I currently volunteer for two counties in Virginia. I have honestly neglected the sites for awhile because I am tired of all the controversy that has been brewing. Volunteers are moving their sites off Ancestry's servers so a lot of the old links do not work anymore. How does that help freely spread genealogy when you cannot find it? This is a huge mess and I am honestly getting tired of being a part of it. I think I am going to probably give up my two sites but I have not decided yet.

Through all of this I have not moved my sites nor would I in the future, if I keep them. The Ancestry banner is quite small, very similar to the Blogger banner you see at the very top of this page. Google owns Blogger. Blogger gives free web space for people to host their blog. It is therefore their right to get at least a small ad out of it. The ads are unobtrusive and most people do not pay any attention to them. I do not see what all the fuss is about.

I am getting a little off track but the point is that the USGenWeb project is at risk of falling apart, simply over a one-half inch banner at the top of every page. The banner says “Hosted at Community.” It does not sell products or blatantly push a subscription service. It is a token gesture to give Ancestry more exposure in a tough market. If you look at Google trends, genealogy searches are falling off more each year. You cannot fault Ancestry for trying to expand their market reach in these trying times.
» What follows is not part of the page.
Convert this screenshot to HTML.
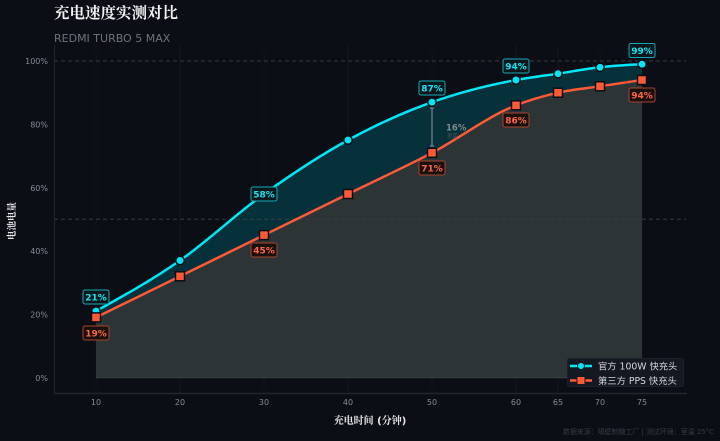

I would estimate that Ancestry spends tens of thousands of dollars per year to pay for all of the server space and bandwidth that Rootsweb has enjoyed for years. Instead of understanding that someone has to pay for all that space, people get all upset and scream that genealogy should be free for everyone. The last time I checked, it still was free. Ancestry is not directly selling anything with the banner and no subscription is required. I doubt they even get a large amount of traffic off the banners. People will become blind to them in a short mount of time. I wish some of the volunteers at the USGenWeb Project would stop looking a gift horse in the mouth and be happy that they have the support of a large, financial backer."